"We are open and we're happy to try anything."
Managing Director of Ready Media Group, Rob Langton, recently sat down with the men behind independent property development company Revelop, in an exclusive interview with the company’s two founders, Charbel Hazzouri and Anthony El-Hazouri. We’ve parsed through the 54 minute-long conversation to bring you the highlights from this extensive discussion.
The business was launched in the midst of the GFC
For many, 2008 brought trials and tribulations. The Global Financial Crisis had crippled much of the worldwide economy, stagnating growth for nearly every major company. It was at this time that Charbel and Anthony initiated their Revelop endeavour.
According to Anthony, they came into the industry with a certain degree of naivety, which allowed them to take advantage of opportunities that competitors were avoiding due to risk.
“We weren’t in the industry to know enough about [if] this was a good time or this was a bad time. For us, we saw that there were opportunities.”
One of their first opportunities was to purchase a home in Sydney’s north-west. They bought the property under an option, and were able to develop that house into four townhouses. Anthony believes that the reason they could achieve this was specifically because the market was struggling at the time.
“Had the market been buoyant; had the market been full of capital from banks, etc., we wouldn’t have had these opportunities.”

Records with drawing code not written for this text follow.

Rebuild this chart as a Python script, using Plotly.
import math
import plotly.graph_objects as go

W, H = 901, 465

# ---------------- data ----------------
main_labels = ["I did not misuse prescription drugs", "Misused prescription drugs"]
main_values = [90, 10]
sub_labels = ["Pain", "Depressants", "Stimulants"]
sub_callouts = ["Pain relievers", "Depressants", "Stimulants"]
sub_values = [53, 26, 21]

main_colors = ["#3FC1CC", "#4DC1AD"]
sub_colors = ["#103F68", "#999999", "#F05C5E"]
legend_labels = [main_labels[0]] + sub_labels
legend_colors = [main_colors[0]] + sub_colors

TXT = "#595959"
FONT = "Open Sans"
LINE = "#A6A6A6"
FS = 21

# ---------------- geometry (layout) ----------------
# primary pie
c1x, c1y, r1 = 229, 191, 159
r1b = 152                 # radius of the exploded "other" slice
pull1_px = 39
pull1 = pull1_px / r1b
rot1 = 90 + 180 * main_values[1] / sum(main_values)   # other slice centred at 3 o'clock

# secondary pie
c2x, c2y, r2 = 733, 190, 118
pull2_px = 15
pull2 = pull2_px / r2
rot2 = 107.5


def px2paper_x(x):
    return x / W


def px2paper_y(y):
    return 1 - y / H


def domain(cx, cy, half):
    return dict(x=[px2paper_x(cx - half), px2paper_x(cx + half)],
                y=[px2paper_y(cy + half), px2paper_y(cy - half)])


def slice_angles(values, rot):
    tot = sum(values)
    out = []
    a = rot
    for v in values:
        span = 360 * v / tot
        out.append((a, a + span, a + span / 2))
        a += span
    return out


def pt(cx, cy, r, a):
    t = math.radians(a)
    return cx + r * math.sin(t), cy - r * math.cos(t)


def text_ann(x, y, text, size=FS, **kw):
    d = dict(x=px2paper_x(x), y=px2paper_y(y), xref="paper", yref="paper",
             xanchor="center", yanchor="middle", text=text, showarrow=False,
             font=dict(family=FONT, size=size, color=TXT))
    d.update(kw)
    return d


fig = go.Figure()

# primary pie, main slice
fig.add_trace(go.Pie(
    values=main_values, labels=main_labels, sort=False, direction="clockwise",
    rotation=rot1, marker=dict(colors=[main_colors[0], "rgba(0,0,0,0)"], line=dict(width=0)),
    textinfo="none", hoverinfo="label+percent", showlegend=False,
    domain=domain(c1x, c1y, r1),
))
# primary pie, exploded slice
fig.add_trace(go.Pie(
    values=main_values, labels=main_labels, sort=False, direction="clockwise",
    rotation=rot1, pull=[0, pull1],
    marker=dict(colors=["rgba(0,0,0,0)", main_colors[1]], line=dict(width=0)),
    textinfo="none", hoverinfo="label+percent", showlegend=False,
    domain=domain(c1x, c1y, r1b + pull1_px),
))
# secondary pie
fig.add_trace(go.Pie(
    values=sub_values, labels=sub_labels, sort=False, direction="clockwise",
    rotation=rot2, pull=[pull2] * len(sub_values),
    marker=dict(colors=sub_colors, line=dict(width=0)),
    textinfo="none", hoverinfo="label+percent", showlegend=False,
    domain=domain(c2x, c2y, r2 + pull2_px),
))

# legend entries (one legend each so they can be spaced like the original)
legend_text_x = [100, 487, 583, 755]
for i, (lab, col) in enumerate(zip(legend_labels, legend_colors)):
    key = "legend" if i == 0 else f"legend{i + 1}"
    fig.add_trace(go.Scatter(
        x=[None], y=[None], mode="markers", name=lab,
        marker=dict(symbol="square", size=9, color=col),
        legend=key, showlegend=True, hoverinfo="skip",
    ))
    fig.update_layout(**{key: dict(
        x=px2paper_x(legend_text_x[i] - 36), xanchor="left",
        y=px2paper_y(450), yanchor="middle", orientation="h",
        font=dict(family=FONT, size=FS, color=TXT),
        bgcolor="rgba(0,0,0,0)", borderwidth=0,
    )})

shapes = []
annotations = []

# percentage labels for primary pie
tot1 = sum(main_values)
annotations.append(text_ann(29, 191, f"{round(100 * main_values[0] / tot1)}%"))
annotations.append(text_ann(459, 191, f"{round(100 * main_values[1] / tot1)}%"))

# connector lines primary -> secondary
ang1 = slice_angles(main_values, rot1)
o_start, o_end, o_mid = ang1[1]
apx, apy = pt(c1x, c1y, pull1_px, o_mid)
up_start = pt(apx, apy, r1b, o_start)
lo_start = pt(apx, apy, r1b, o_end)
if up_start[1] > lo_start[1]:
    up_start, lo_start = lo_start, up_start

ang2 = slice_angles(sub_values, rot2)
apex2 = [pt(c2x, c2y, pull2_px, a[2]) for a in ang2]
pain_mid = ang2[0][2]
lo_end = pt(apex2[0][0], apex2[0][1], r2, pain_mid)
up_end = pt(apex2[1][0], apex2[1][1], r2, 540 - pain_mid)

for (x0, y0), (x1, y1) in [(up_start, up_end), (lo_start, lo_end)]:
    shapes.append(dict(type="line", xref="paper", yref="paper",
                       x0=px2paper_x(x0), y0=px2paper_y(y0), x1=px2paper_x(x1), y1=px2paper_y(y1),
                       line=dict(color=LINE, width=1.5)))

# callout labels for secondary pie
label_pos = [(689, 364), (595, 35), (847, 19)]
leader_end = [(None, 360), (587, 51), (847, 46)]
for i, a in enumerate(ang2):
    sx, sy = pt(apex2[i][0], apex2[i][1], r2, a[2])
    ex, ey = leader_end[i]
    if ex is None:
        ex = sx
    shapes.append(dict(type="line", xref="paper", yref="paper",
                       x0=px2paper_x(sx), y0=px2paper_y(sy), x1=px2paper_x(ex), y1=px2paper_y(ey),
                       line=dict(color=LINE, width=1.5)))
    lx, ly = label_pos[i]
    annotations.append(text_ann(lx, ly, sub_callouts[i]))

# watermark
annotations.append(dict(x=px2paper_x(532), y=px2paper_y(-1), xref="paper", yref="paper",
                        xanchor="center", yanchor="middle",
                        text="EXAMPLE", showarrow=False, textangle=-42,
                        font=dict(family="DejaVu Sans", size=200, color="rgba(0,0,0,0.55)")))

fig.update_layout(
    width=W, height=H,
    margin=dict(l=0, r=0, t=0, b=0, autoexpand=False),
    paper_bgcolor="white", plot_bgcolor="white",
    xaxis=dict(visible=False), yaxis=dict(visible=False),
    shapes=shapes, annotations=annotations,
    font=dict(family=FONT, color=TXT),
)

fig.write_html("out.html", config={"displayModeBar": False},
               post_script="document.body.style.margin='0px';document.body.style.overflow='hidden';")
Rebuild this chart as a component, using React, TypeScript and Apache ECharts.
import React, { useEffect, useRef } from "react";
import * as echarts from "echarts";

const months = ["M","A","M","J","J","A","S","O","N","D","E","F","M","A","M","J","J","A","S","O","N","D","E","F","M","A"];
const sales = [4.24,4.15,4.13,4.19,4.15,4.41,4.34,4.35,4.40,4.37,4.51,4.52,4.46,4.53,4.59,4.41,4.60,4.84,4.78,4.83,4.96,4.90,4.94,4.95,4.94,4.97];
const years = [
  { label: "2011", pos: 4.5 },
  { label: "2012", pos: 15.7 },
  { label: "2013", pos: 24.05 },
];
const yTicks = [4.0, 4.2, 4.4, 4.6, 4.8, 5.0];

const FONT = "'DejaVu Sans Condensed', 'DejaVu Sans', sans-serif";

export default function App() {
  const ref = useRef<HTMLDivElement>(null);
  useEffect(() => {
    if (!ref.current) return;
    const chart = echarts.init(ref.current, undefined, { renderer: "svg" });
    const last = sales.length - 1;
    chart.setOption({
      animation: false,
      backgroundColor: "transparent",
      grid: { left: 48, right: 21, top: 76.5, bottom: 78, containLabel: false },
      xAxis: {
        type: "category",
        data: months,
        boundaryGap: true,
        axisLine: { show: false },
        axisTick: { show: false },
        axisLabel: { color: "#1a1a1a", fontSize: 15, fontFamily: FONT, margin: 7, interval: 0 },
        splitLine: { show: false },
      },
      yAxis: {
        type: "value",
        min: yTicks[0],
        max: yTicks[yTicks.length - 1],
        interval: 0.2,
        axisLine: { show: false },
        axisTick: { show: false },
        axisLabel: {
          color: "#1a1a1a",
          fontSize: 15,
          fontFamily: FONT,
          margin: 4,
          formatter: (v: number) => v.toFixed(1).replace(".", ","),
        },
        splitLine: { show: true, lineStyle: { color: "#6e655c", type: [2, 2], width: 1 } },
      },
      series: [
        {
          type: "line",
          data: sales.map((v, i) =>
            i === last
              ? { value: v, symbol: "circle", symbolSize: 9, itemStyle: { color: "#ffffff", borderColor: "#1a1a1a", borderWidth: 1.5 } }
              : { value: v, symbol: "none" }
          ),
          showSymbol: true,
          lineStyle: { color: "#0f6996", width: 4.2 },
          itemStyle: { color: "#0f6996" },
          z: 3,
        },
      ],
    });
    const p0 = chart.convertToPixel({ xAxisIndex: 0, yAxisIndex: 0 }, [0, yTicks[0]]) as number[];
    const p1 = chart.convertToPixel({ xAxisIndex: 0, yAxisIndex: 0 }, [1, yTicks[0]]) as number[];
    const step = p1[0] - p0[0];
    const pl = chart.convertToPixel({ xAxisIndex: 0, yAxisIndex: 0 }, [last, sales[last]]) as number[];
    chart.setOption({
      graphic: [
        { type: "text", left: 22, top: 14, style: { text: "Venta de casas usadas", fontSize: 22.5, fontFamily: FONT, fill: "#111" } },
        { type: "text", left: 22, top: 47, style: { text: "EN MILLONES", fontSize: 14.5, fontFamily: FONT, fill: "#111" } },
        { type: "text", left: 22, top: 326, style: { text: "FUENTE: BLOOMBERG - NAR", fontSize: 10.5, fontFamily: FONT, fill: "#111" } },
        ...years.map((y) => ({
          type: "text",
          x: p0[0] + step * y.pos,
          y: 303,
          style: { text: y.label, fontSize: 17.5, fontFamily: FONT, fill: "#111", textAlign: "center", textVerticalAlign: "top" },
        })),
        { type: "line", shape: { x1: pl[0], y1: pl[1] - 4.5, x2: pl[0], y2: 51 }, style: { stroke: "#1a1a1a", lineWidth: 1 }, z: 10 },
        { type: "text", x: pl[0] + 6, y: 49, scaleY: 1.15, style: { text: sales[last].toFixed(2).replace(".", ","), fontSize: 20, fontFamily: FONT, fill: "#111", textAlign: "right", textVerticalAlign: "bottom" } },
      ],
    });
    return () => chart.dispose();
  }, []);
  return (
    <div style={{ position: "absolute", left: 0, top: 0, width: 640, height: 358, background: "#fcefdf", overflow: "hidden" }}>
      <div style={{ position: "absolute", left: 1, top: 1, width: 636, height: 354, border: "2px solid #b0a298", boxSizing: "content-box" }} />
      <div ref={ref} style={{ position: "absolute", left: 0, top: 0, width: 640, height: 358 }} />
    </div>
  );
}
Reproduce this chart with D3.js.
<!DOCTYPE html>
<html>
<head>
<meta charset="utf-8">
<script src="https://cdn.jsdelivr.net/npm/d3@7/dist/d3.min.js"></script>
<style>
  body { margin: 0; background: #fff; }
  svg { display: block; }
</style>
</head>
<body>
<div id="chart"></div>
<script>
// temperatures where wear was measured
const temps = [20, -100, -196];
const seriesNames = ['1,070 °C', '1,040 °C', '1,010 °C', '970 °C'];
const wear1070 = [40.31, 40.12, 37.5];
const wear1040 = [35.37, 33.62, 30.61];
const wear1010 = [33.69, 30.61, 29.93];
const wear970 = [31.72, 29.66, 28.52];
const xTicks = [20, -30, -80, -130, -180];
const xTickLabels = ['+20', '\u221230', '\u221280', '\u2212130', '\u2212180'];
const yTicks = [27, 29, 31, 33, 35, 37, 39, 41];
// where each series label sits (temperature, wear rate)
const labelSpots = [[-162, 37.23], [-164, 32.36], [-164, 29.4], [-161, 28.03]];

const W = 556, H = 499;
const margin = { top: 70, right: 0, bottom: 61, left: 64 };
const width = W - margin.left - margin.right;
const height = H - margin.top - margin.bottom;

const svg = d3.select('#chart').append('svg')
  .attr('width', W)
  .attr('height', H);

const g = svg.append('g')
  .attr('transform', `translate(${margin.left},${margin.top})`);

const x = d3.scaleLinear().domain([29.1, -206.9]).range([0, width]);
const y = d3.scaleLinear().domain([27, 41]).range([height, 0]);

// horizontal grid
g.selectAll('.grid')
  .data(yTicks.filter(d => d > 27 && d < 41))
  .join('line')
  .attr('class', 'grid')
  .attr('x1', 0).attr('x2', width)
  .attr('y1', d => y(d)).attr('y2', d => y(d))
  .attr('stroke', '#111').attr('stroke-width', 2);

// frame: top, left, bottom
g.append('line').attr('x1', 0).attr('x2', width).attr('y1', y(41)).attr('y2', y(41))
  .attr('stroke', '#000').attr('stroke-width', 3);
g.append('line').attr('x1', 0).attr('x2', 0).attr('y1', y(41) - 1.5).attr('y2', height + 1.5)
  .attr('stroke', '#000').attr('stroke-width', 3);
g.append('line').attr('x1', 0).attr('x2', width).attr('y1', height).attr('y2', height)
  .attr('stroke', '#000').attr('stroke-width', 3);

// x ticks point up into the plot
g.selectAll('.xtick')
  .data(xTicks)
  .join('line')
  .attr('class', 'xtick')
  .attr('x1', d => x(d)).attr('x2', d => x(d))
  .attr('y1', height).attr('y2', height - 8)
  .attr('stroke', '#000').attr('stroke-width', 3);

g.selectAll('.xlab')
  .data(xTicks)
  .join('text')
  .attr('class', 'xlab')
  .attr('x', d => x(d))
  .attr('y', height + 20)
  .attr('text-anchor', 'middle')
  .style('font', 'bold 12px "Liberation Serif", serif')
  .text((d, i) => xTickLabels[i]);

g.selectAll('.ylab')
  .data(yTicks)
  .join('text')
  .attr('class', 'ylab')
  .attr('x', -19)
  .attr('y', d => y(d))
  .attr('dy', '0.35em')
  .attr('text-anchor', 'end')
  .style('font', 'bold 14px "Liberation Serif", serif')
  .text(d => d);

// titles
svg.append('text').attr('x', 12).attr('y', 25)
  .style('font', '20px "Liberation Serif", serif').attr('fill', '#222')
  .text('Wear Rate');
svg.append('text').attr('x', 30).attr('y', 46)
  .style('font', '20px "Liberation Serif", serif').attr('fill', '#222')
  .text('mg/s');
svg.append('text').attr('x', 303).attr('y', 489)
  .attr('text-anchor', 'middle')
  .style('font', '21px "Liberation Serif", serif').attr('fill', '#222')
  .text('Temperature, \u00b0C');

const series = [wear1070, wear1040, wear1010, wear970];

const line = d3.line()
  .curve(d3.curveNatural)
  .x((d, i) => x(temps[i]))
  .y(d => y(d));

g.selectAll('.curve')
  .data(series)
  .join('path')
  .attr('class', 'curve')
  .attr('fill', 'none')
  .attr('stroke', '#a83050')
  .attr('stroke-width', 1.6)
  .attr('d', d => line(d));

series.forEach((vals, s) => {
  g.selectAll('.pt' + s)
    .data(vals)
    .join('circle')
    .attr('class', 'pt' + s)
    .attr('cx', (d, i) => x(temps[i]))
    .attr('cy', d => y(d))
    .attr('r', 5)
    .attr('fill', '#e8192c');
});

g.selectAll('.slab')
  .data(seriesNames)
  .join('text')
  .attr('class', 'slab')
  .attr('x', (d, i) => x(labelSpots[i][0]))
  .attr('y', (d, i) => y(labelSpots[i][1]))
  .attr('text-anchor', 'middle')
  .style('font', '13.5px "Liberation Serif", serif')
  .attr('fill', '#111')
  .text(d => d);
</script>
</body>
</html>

Ultimately, Anthony reiterates that it’s about identifying the gap in the space; exploiting the openings that their competitors hadn’t noticed.
“Even though the economy wasn’t thriving, there were segments which were allowing us to make a bit of money. It was just how we used that money that was a bit unique.”
Charbel Hazzouri and Anthony El-Hazouri speaking with Rob Langton
Cashflow is king for Revelop
“We used to talk to a lot of people and pick a lot of brains, and the biggest thing we learnt is that anyone that had financial issues... it was only because they had no cashflow.”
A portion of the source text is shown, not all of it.